A private conversation (in a home, an office, a car) gets full statutory protection: participants can record in one-party states, everyone must consent in all-party states, and non-participants can never record. Oregon adds a wrinkle worth knowing even outside Oregon as the exception that proves the pattern: it requires notice to all participants for in-person recordings while allowing one-party consent for phone calls, one of several state splits that make "check your state" genuine advice rather than a disclaimer.
A conversation held openly in public (the shouted argument, the sales pitch on the showroom floor, the speech to a crowd) generally carries no reasonable privacy expectation, which is why bystander video of public confrontations is lawful essentially everywhere. The line isn't the location; it's the privacy expectation. Two people whispering in a park corner still have a protected conversation, and a landlord yelling through your door does not.
Can you record at work: your boss, coworkers, meetings?
Legally, the workplace runs on the same rules: participants can record their own conversations in one-party states; all-party states require everyone's consent, disagreeable meetings included. Practically, two more layers sit on top.
Company policy can prohibit recording even where the law allows it, and violating policy is a fireable offense in an at-will workplace even when the recording itself was legal. Anyone recording to document mistreatment should weigh that the recording can be simultaneously lawful, admissible, and the stated reason for their termination, which is why the safer evidence sequence in all-party states, and often everywhere, is contemporaneous notes, emails, and witnesses first. The retaliation analysis when documentation leads to discipline is its own topic, covered in our employer retaliation guide.
Employers recording employees face the same consent statutes plus more: one-party consent means someone in the conversation consents, so an employer recording two employees' private conversation without either one's knowledge is illegal in every state, and surveillance in areas with privacy expectations (restrooms, locker rooms) is prohibited regardless of any policy.
What about video: security cameras, doorbells, phones?
Split the audio from the video and the rules fall into place. Silent video is governed by privacy law, not wiretap law: cameras are lawful where people lack a reasonable expectation of privacy (storefronts, porches, streets, most of a home's interior for the homeowner) and unlawful where they don't (bathrooms, bedrooms of guests or tenants, changing areas), with some states adding specific hidden-camera statutes.
Audio changes everything. A camera that captures sound is making an audio recording subject to the full consent statutes, and since a mounted camera is not a participant in anyone's conversation, it records conversations between other people, which no consent rule permits without notice. This is the compliance gap in millions of doorbell and security cameras with microphones on by default: the video is fine, the audio can be a wiretap violation, and the practical fixes are disabling audio capture or posting clear recording notices that establish consent by conduct. A handheld phone video is different: the person filming a confrontation they're part of is a participant, so one-party rules apply to the audio in most states.

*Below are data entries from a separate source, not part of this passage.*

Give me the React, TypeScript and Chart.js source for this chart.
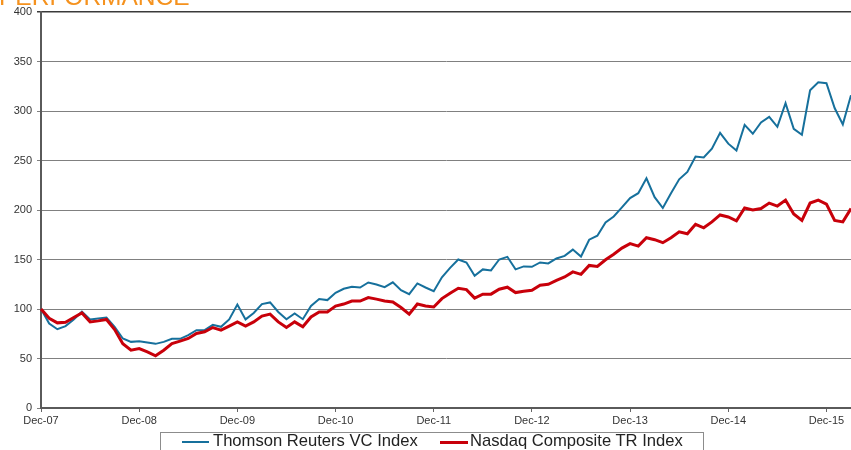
import React, { useEffect, useRef } from "react";
import { Chart, registerables } from "chart.js";

Chart.register(...registerables);

const FONT = 'Arial, "Liberation Sans", Helvetica, sans-serif';

const yearLabels = ["Dec-07", "Dec-08", "Dec-09", "Dec-10", "Dec-11", "Dec-12", "Dec-13", "Dec-14", "Dec-15"];
const monthNames = ["Dec", "Jan", "Feb", "Mar", "Apr", "May", "Jun", "Jul", "Aug", "Sep", "Oct", "Nov"];

const vcIndex = [
  100, 85.4, 79.6, 82.7, 89.4, 97.3, 89.4, 90.4, 91.4, 82, 70.2, 66.8,
  67.5, 66.2, 64.8, 66.8, 69.9, 69.9, 73.6, 78.6, 78.6, 84, 82, 89.4,
  104.5, 89.5, 96, 105, 106.6, 97, 89.7, 95.5, 89.7, 103, 110, 109,
  116.3, 120.4, 122.4, 121.7, 126.8, 124.7, 122, 127, 119, 115, 125.8, 121.7,
  118, 132, 141.5, 150, 147, 133.5, 140, 139, 150, 152.7, 140, 143,
  142.6, 147, 146, 151, 153.7, 160, 153, 170, 174, 187.5, 193.5, 202.7,
  212, 217, 232, 213, 202, 217, 231, 238.5, 254, 253, 262, 278,
  267, 260, 286, 277, 288.5, 294, 284, 308, 282, 276, 321, 329,
  328, 303, 286.5, 316,
];

const nasdaqIndex = [
  100, 90.6, 86, 86.5, 91.4, 96, 87, 88, 89.4, 79.3, 65, 58.4,
  60, 56.7, 52.7, 58.4, 65, 67.5, 70.2, 75.3, 77, 81.3, 78.6, 82.7,
  87, 82.7, 87, 92.8, 94.8, 87, 81.3, 87, 82, 92, 97, 97,
  103, 105, 108, 108, 111.6, 110, 108, 107, 101.5, 94.8, 105, 103,
  102, 110.5, 116, 121, 119.6, 111, 115, 115, 120, 122, 116.6, 118,
  119, 124, 125, 129, 132.4, 137.5, 135, 144, 143, 149.7, 155.4, 161.5,
  166, 163.5, 172, 170, 167, 172, 178, 176, 185.5, 182, 188, 195,
  193, 189, 202, 200, 201.5, 207, 204, 210, 196, 189.5, 207, 210,
  206, 189.5, 188, 201.5,
];

const categories: string[] = vcIndex.map((_, i) => {
  const yr = 7 + Math.floor((i + 11) / 12);
  return monthNames[i % 12] + "-" + String(yr).padStart(2, "0");
});

const BLUE = "#16709c";
const RED = "#c8000a";

export default function App() {
  const ref = useRef<HTMLCanvasElement | null>(null);

  useEffect(() => {
    if (!ref.current) return;
    const chart = new Chart(ref.current, {
      type: "line",
      data: {
        labels: categories,
        datasets: [
          {
            label: "Nasdaq Composite TR Index",
            data: nasdaqIndex,
            borderColor: RED,
            backgroundColor: RED,
            borderWidth: 3,
            pointRadius: 0,
            tension: 0,
            order: 0,
          },
          {
            label: "Thomson Reuters VC Index",
            data: vcIndex,
            borderColor: BLUE,
            backgroundColor: BLUE,
            borderWidth: 2,
            pointRadius: 0,
            tension: 0,
            order: 1,
          },
        ],
      },
      options: {
        responsive: false,
        animation: false,
        layout: { padding: { top: 12, right: 0, left: 0, bottom: 0 } },
        plugins: { legend: { display: false }, tooltip: { enabled: false }, title: { display: false } },
        scales: {
          x: {
            type: "category",
            offset: false,
            grid: {
              display: true,
              drawOnChartArea: false,
              drawTicks: true,
              tickLength: 4,
              color: "#666",
              lineWidth: 1,
            },
            border: { display: true, color: "#5a5a5a", width: 2 },
            ticks: {
              autoSkip: false,
              maxRotation: 0,
              minRotation: 0,
              padding: 2,
              color: "#333",
              font: { family: FONT, size: 11 },
              callback: (_v: any, index: number) => (index % 12 === 0 ? yearLabels[index / 12] : null),
            },
            afterFit: (s: any) => {
              s.height = 42;
            },
          },
          y: {
            min: 0,
            max: 400,
            ticks: {
              stepSize: 50,
              padding: 5,
              color: "#333",
              font: { family: FONT, size: 11 },
            },
            grid: {
              color: (ctx: any) => (ctx.tick && ctx.tick.value === 400 ? "#3a3a3a" : "#808080"),
              lineWidth: (ctx: any) => (ctx.tick && ctx.tick.value === 400 ? 1.5 : 1),
              tickLength: 4,
              drawTicks: true,
            },
            border: { display: true, color: "#5a5a5a", width: 2 },
            afterFit: (s: any) => {
              s.width = 41;
            },
          },
        },
      },
    } as any);
    return () => chart.destroy();
  }, []);

  return (
    <div
      style={{
        position: "absolute",
        left: 0,
        top: 0,
        width: 851,
        height: 450,
        overflow: "hidden",
        background: "#fff",
        fontFamily: FONT,
      }}
    >
      <canvas ref={ref} width={851} height={450} style={{ position: "absolute", left: 0, top: 0, width: 851, height: 450 }} />
      <div
        style={{
          position: "absolute",
          left: -1,
          top: -15,
          fontSize: 24.5,
          lineHeight: "24px",
          color: "#f5921e",
          whiteSpace: "nowrap",
        }}
      >
        PERFORMANCE
      </div>
      <div
        style={{
          position: "absolute",
          left: 160,
          top: 432,
          width: 542,
          height: 30,
          border: "1px solid #8c8c8c",
          background: "#fff",
        }}
      />
      <div style={{ position: "absolute", left: 182, top: 441, width: 27, height: 2, background: BLUE }} />
      <div
        style={{ position: "absolute", left: 213, top: 433, fontSize: 16.6, lineHeight: "16px", color: "#222", whiteSpace: "nowrap" }}
      >
        Thomson Reuters VC Index
      </div>
      <div style={{ position: "absolute", left: 440, top: 441, width: 28, height: 3, background: RED }} />
      <div
        style={{ position: "absolute", left: 470, top: 433, fontSize: 16.6, lineHeight: "16px", color: "#222", whiteSpace: "nowrap" }}
      >
        Nasdaq Composite TR Index
      </div>
    </div>
  );
}
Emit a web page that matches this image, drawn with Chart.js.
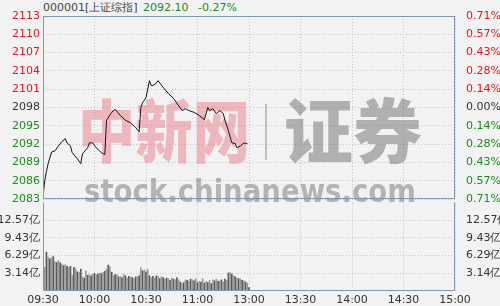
<!DOCTYPE html>
<html>
<head>
<meta charset="utf-8">
<script src="https://cdn.jsdelivr.net/npm/chart.js@4"></script>
<style>
  html, body { margin: 0; padding: 0; background: #f2f2f2; }
  #wrap { position: relative; width: 500px; height: 306px; overflow: hidden; font: 11px "DejaVu Sans", sans-serif; }
  #wrap canvas { position: absolute; left: 0; }
  #priceCanvas { top: 0; z-index: 2; }
  #volCanvas { top: 193px; z-index: 1; }
  .hd { position: absolute; top: 1px; line-height: 14px; white-space: nowrap; }
</style>
</head>
<body>
<div id="wrap">
  <span class="hd" style="left:43px;color:#444">000001[上证综指]</span>
  <span class="hd" style="left:143px;color:#1a8c1a">2092.10</span>
  <span class="hd" style="left:198px;color:#1a8c1a">-0.27%</span>
  <canvas id="priceCanvas" width="500" height="212"></canvas>
  <canvas id="volCanvas" width="500" height="113"></canvas>
</div>
<script>
// minutes since 09:30 (trading minutes, lunch break skipped)
const priceMin = [0, 1, 2, 3, 5, 7, 9, 11, 13, 14, 16, 17, 20, 22, 23, 26, 27, 29, 31, 34,
  36, 37, 40, 42, 45, 48, 51, 54, 56, 57, 58, 59, 60, 62, 63, 64, 66, 67, 70, 73,
  76, 79, 81, 83, 85, 88, 91, 94, 96, 97, 99, 101, 103, 105, 106, 108, 110, 112, 113, 115,
  117, 118, 119];
const price = [2083.3, 2086.0, 2087.5, 2088.8, 2090.7, 2090.9, 2091.7, 2092.4, 2092.9, 2092.2,
  2091.7, 2090.6, 2089.6, 2088.8, 2090.4, 2091.4, 2092.2, 2092.2, 2091.4, 2090.6,
  2090.3, 2095.9, 2097.2, 2097.7, 2096.7, 2095.9, 2095.5, 2094.7, 2094.0, 2098.0,
  2098.8, 2099.2, 2099.6, 2102.4, 2101.6, 2101.6, 2102.0, 2102.4, 2101.3, 2100.3,
  2099.5, 2098.3, 2097.5, 2097.8, 2097.5, 2097.2, 2096.7, 2096.0, 2098.0, 2097.5,
  2097.8, 2097.0, 2097.5, 2097.0, 2095.9, 2094.2, 2092.2, 2092.1, 2091.4, 2091.7,
  2092.2, 2092.1, 2092.1];

// volume per minute, in 亿
const volume = [4.2, 6.9, 6.0, 5.7, 5.9, 6.1, 5.2, 5.1, 5.4, 5.0, 4.8, 4.5,
  4.7, 4.4, 4.2, 4.4, 2.8, 4.2, 4.0, 3.4, 3.3, 3.9, 2.5, 2.3,
  3.6, 2.8, 2.9, 2.7, 3.0, 3.1, 2.9, 3.0, 3.2, 3.1, 3.3, 3.5,
  3.9, 4.6, 4.3, 3.3, 2.7, 2.9, 2.9, 2.5, 2.6, 2.4, 2.9, 2.7,
  2.3, 2.6, 2.5, 2.4, 2.2, 2.5, 2.5, 2.7, 4.1, 3.6, 3.7, 3.4,
  3.8, 2.7, 2.4, 2.6, 2.3, 2.7, 2.6, 2.2, 2.5, 2.4, 2.1, 2.3,
  2.2, 1.9, 2.3, 2.1, 2.0, 2.4, 2.0, 1.6, 1.3, 1.5, 2.0, 1.9,
  1.7, 2.1, 2.0, 1.8, 2.2, 1.5, 1.7, 1.6, 2.2, 1.4, 1.7, 1.5,
  1.9, 1.3, 2.0, 1.8, 2.1, 1.7, 1.8, 2.0, 1.6, 2.1, 1.9, 3.2,
  3.3, 3.0, 2.7, 2.5, 2.3, 2.2, 2.1, 1.9, 1.8, 1.6, 1.4, 0.6];

const timeTicks = [0, 30, 60, 90, 120, 150, 180, 210, 240];
const timeLabels = ['09:30', '10:00', '10:30', '11:00', '13:00', '13:30', '14:00', '14:30', '15:00'];
const priceTicks = [2083, 2086, 2089, 2092, 2095, 2098, 2101, 2104, 2107, 2110, 2113];
const pctLabels = ['0.71%', '0.57%', '0.43%', '0.28%', '0.14%', '0.00%', '0.14%', '0.28%', '0.43%', '0.57%', '0.71%'];
const volTicks = [3.14, 6.29, 9.43, 12.57];
const volLabels = ['3.14亿', '6.29亿', '9.43亿', '12.57亿'];
const volMax = 15.71;
const prevClose = 2098;

const RED = '#e3161d';
const GREEN = '#1a8c1a';
const TEXT = '#333333';
const GRID = '#c4c4c4';
const FRAME = '#8396aa';
const FONT = { family: '"DejaVu Sans", sans-serif', size: 11 };

function tickColor(ctx) {
  const v = priceTicks[ctx.index];
  if (v > prevClose) return RED;
  if (v < prevClose) return GREEN;
  return TEXT;
}

// frame round the plot area; the volume panel shares its top edge with the price panel
function makeFrame(withTop) {
  return {
    id: 'frame',
    afterDraw(chart) {
      const { ctx, chartArea: a } = chart;
      const l = Math.round(a.left) + 0.5, r = Math.round(a.right) - 0.5;
      const t = Math.round(a.top) + 0.5, b = Math.round(a.bottom) - 0.5;
      ctx.save();
      ctx.strokeStyle = FRAME;
      ctx.lineWidth = 1;
      ctx.beginPath();
      if (withTop) {
        ctx.moveTo(l, b); ctx.lineTo(l, t); ctx.lineTo(r, t); ctx.lineTo(r, b); ctx.lineTo(l, b);
      } else {
        ctx.moveTo(l, a.top); ctx.lineTo(l, b); ctx.lineTo(r, b); ctx.lineTo(r, a.top);
      }
      ctx.stroke();
      ctx.restore();
    }
  };
}

const watermarkPlugin = {
  id: 'watermark',
  beforeDatasetsDraw(chart) {
    const ctx = chart.ctx;
    ctx.save();
    ctx.textBaseline = 'middle';
    ctx.textAlign = 'left';
    ctx.fillStyle = 'rgba(232, 120, 132, 0.48)';
    ctx.font = '900 68px "Noto Sans CJK SC"';
    ctx.fillText('中新网', 78, 131, 172);
    ctx.strokeStyle = 'rgba(120, 120, 120, 0.4)';
    ctx.lineWidth = 2;
    ctx.beginPath();
    ctx.moveTo(266, 104);
    ctx.lineTo(266, 160);
    ctx.stroke();
    ctx.fillStyle = 'rgba(105, 105, 105, 0.48)';
    ctx.font = '900 70px "Noto Sans CJK SC"';
    ctx.fillText('证券', 284, 131, 138);
    ctx.textBaseline = 'alphabetic';
    ctx.fillStyle = 'rgba(105, 105, 105, 0.46)';
    ctx.font = 'bold 32px "DejaVu Sans"';
    ctx.fillText('stock.chinanews.com', 84, 202, 332);
    ctx.restore();
  }
};

function sideAxis(position, width, labelFn, colorFn, extra) {
  return Object.assign({
    position: position,
    afterFit(scale) { scale.width = width; },
    grid: { display: false },
    border: { display: false },
    ticks: { font: FONT, color: colorFn, padding: 3, autoSkip: false, callback: labelFn }
  }, extra);
}

new Chart(document.getElementById('priceCanvas'), {
  type: 'line',
  data: {
    datasets: [{
      data: priceMin.map((m, i) => ({ x: m, y: price[i] })),
      borderColor: '#111111',
      borderWidth: 1,
      pointRadius: 0,
      tension: 0
    }]
  },
  options: {
    responsive: false,
    animation: false,
    layout: { padding: { top: 16, bottom: 13, left: 0, right: 0 } },
    plugins: { legend: { display: false }, tooltip: { enabled: false } },
    scales: {
      x: {
        type: 'linear', min: 0, max: 240,
        afterBuildTicks(scale) { scale.ticks = timeTicks.map(v => ({ value: v })); },
        ticks: { display: false },
        grid: { color: GRID, drawTicks: false },
        border: { display: false, dash: [1, 2] }
      },
      y: sideAxis('left', 43, (v, i) => String(priceTicks[i]), tickColor, {
        min: 2083, max: 2113,
        afterBuildTicks(scale) { scale.ticks = priceTicks.map(v => ({ value: v })); },
        grid: { color: GRID, drawTicks: false },
        border: { display: false, dash: [1, 2] }
      }),
      y2: sideAxis('right', 45, (v, i) => pctLabels[i], tickColor, {
        min: 2083, max: 2113,
        afterBuildTicks(scale) { scale.ticks = priceTicks.map(v => ({ value: v })); }
      })
    }
  },
  plugins: [watermarkPlugin, makeFrame(true)]
});

new Chart(document.getElementById('volCanvas'), {
  type: 'bar',
  data: {
    datasets: [{
      data: volume.map((v, i) => ({ x: i + 1, y: v })),
      backgroundColor: volume.map((v, i) => (i % 2 ? '#5a5a5a' : '#9a9a9a')),
      barThickness: 1,
      borderWidth: 0
    }]
  },
  options: {
    responsive: false,
    animation: false,
    layout: { padding: 0 },
    plugins: { legend: { display: false }, tooltip: { enabled: false } },
    scales: {
      x: {
        type: 'linear', min: 0, max: 240, offset: false,
        afterBuildTicks(scale) { scale.ticks = timeTicks.map(v => ({ value: v })); },
        afterFit(scale) { scale.height = 15; },
        ticks: { font: FONT, color: TEXT, padding: 3, autoSkip: false, maxRotation: 0,
          callback: (v, i) => timeLabels[i] },
        grid: { color: GRID, drawTicks: false, offset: false },
        border: { display: false, dash: [1, 2] }
      },
      y: sideAxis('left', 43, (v, i) => volLabels[i], TEXT, {
        min: 0, max: volMax,
        afterBuildTicks(scale) { scale.ticks = volTicks.map(v => ({ value: v })); },
        grid: { color: GRID, drawTicks: false },
        border: { display: false, dash: [1, 2] }
      }),
      y2: sideAxis('right', 45, (v, i) => volLabels[i], TEXT, {
        min: 0, max: volMax,
        afterBuildTicks(scale) { scale.ticks = volTicks.map(v => ({ value: v })); }
      })
    }
  },
  plugins: [makeFrame(false)]
});
</script>
</body>
</html>
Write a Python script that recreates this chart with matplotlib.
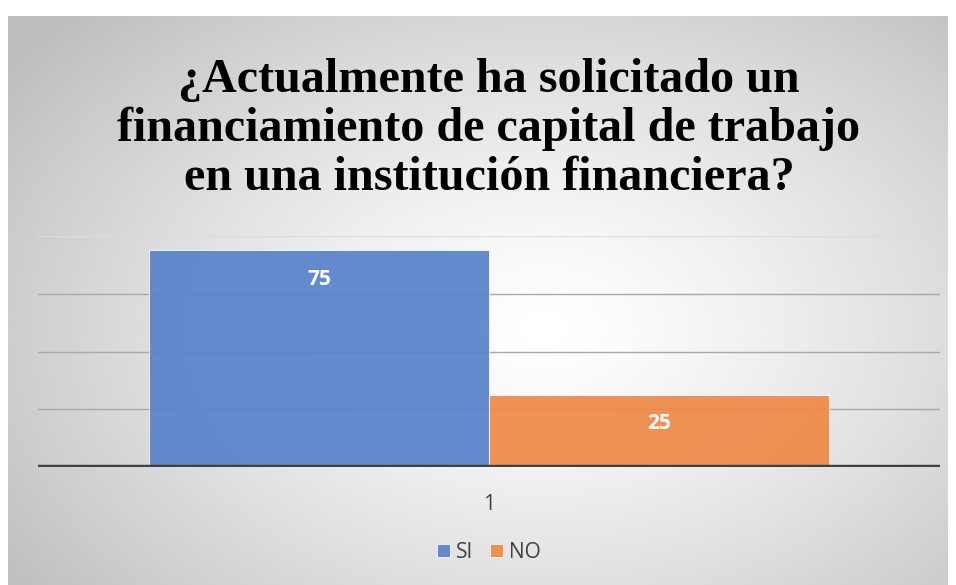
import numpy as np
import matplotlib.pyplot as plt

# data
categories = ["1"]
series_names = ["SI", "NO"]
series_values = [75, 25]
colors = ["#5A83CC", "#F08A48"]

title = "¿Actualmente ha solicitado un\nfinanciamiento de capital de trabajo\nen una institución financiera?"

W, H = 956, 585
fig = plt.figure(figsize=(W / 100, H / 100), dpi=100)

# radial grey-to-white background of the chart box
bg = fig.add_axes([8 / W, 0, (W - 16) / W, (H - 16) / H], zorder=0)
yy, xx = np.mgrid[0:1:300j, 0:1:480j]
r = np.sqrt(((xx - 0.57) / 0.75) ** 2 + ((yy - 0.55) / 0.85) ** 2)
shade = np.clip(1 - 0.28 * r ** 1.3, 0.74, 1.0)
bg.imshow(shade, cmap="gray", vmin=0, vmax=1, aspect="auto", extent=[0, 1, 0, 1])
bg.set_axis_off()

# plot area
left, right = 38 / W, 940 / W
bottom, top = 1 - 467 / H, 1 - 236 / H
ax = fig.add_axes([left, bottom, right - left, top - bottom], zorder=1)
ax.patch.set_alpha(0)

width = 0.34
offsets = [-width / 2, width / 2]
for name, val, col, off in zip(series_names, series_values, colors, offsets):
    ax.bar(0 + off, val, width=width, color=col, alpha=0.93, label=name,
           edgecolor="#ffffff", linewidth=0.6, zorder=3)
    ax.text(0 + off, val - 10, str(val), ha="center", va="center",
            color="white", fontsize=15, fontweight="bold", family="Open Sans", zorder=4)

ax.set_xlim(-0.451, 0.451)
ax.set_ylim(0, 80)
ax.set_yticks([20, 40, 60, 80])
for y in [20, 40, 60]:
    ax.axhline(y, color="#a8a8a8", linewidth=1.0, zorder=2)
ax.axhline(80, color="#dcdcdc", linewidth=1.0, zorder=2)
ax.axhline(0, color="#404040", linewidth=3.2, zorder=5)
ax.set_yticklabels([])
ax.tick_params(left=False, bottom=False)
ax.set_xticks([0])
ax.set_xticklabels(categories, fontsize=15, color="#404040", family="Open Sans")
ax.tick_params(axis="x", pad=16)
for s in ax.spines.values():
    s.set_visible(False)

fig.text(489 / W, 1 - 129 / H, title, ha="center", va="center", fontsize=34.7,
         fontweight="bold", family="Liberation Serif", linespacing=1.15, color="#000000")

leg = ax.legend(loc="center", bbox_to_anchor=(0.5, (1 - 552 / H - bottom) / (top - bottom)),
                ncol=2, frameon=False, handlelength=0.6, handleheight=0.6,
                handletextpad=0.3, columnspacing=0.8, prop={"family": "Open Sans", "size": 15})
for t in leg.get_texts():
    t.set_color("#404040")

fig.savefig("out.png", dpi=100)
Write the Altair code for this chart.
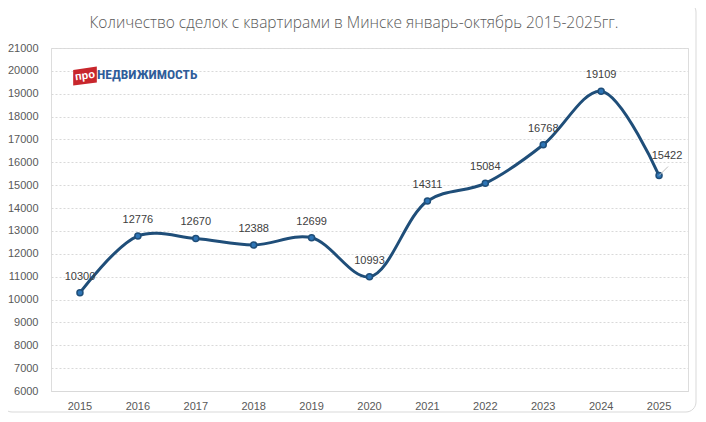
import altair as alt
import pandas as pd

years = ["2015", "2016", "2017", "2018", "2019", "2020", "2021", "2022", "2023", "2024", "2025"]
deals = [10300, 12776, 12670, 12388, 12699, 10993, 14311, 15084, 16768, 19109, 15422]
y_ticks = list(range(6000, 21001, 1000))
title_text = "Количество сделок с квартирами в Минске январь-октябрь  2015-2025гг."
logo_small = "про"
logo_big = "НЕДВИЖИМОСТЬ"

df = pd.DataFrame({"year": years, "deals": deals})
df_main = df.iloc[:-1]
df_last = df.iloc[-1:]

FONT = "Liberation Sans"
GREY = "#595959"
LINE = "#1F4E79"

x = alt.X("year:O", axis=alt.Axis(title=None, labelAngle=0, labelColor=GREY, labelFontSize=11,
                                    labelFont=FONT, ticks=False, domainColor="#D9D9D9",
                                    labelPadding=9, grid=False))
y = alt.Y("deals:Q", scale=alt.Scale(domain=[6000, 21000], nice=False),
          axis=alt.Axis(title=None, values=y_ticks, labelColor=GREY, labelFontSize=11,
                        labelFont=FONT, ticks=False, domain=False, labelPadding=13,
                        gridColor="#D9D9D9", gridDash=[2, 2], format="d"))

base = alt.Chart(df)

line = base.mark_line(interpolate="catmull-rom", color=LINE, strokeWidth=3).encode(x=x, y=y)
points = base.mark_point(filled=True, size=36, fill="#2E75B6", stroke=LINE, strokeWidth=1.5,
                         opacity=1).encode(x=x, y=y)
labels = alt.Chart(df_main).mark_text(dy=-16, fontSize=11, font=FONT, color="#404040",
                                      baseline="middle").encode(x=x, y=y, text="deals:Q")
last_label = alt.Chart(df_last).mark_text(dx=8, dy=-20, fontSize=11, font=FONT, color="#404040",
                                          baseline="middle").encode(x=x, y=y, text="deals:Q")
leader = alt.Chart(df_last).mark_rule(color="#BFBFBF", strokeWidth=1, x2Offset=9, y2Offset=-9).encode(
    x=x, y=y, x2="year:O", y2="deals:Q")

title = alt.Chart(pd.DataFrame({"t": [title_text]})).mark_text(
    fontSize=15.5, font="Open Sans", fontWeight=300, color=GREY, align="center", baseline="middle").encode(
    x=alt.value(303), y=alt.value(-25), text="t:N")

border = alt.Chart(pd.DataFrame({"a": [0]})).mark_rect(
    fill=None, stroke="#D9D9D9", strokeWidth=1, cornerRadius=10).encode(
    x=alt.value(-49), x2=alt.value(645), y=alt.value(-46), y2=alt.value(364))

logo_box = alt.Chart(pd.DataFrame({"a": [0]})).mark_point(
    shape="M-1,-0.5L1,-0.8L1,0.55L-1,0.8Z", filled=True, fill="#C8262C", size=560, opacity=1).encode(
    x=alt.value(34), y=alt.value(28))
logo_pro = alt.Chart(pd.DataFrame({"t": [logo_small]})).mark_text(
    fontSize=11, font=FONT, fontWeight="bold", color="white", align="center", baseline="middle", angle=352).encode(
    x=alt.value(34), y=alt.value(28), text="t:N")
logo_txt = alt.Chart(pd.DataFrame({"t": [logo_big]})).mark_text(
    fontSize=13.5, font="Liberation Sans Narrow, Arial Narrow, Roboto Condensed, Liberation Sans",
    fontWeight="bold", color="#2F5D9A", align="left", baseline="middle").encode(
    x=alt.value(46), y=alt.value(27), text="t:N")

chart = alt.layer(border, line, points, labels, leader, last_label, title, logo_box, logo_pro, logo_txt).properties(
    width=637, height=343,
    autosize=alt.AutoSizeParams(type="none"),
    padding={"left": 43, "top": 40, "right": 10, "bottom": 23},
).configure_view(stroke=None).configure(background="white")

chart.save("out.html", embed_options={"renderer": "svg", "actions": False})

What about custody disputes, kids, and family conflicts?
Family litigation generates the most tempting and most dangerous recording scenarios. Recording your own conversations with an ex follows the normal consent rules and, where legal, produces admissible evidence courts see constantly. Recording the ex's conversations with others (planting a device in the exchanged backpack, leaving a recorder in the former home) is classic illegal interception, prosecuted as such, and a fast way to convert a custody advantage into a criminal problem.
The genuinely unsettled zone is recording your child's conversations with the other parent. Some courts have recognized vicarious consent: a parent may consent on a minor child's behalf when they have a good-faith, objectively reasonable belief the recording is necessary to protect the child's welfare. It is a doctrine with real limits, recognized unevenly across jurisdictions, and built for protection rather than litigation advantage; a parent considering it should treat it as a question for their family lawyer, not a green light.
What about calls that cross state lines?
When you're in a one-party state and the other person is in an all-party state, either state's law can plausibly apply, courts have gone both ways on which controls, and California's highest court has explicitly applied its all-party statute to protect California residents from out-of-state recorders. The working rule that eliminates the risk: follow the stricter state. If any participant is (or might be) in an all-party consent state, get everyone's consent on the recording itself. The alternative is wagering criminal exposure on a choice-of-law ruling you can't predict, for a recording that consent would usually have made legal anyway.
That's the through-line for every scenario here: when recording matters enough to do, it usually matters enough to do lawfully, and the consent that feels awkward to request is cheaper than the felony, the suppressed evidence, and the civil suit that the secret version risks. Participant, state, privacy expectation: answer those three and you have your answer.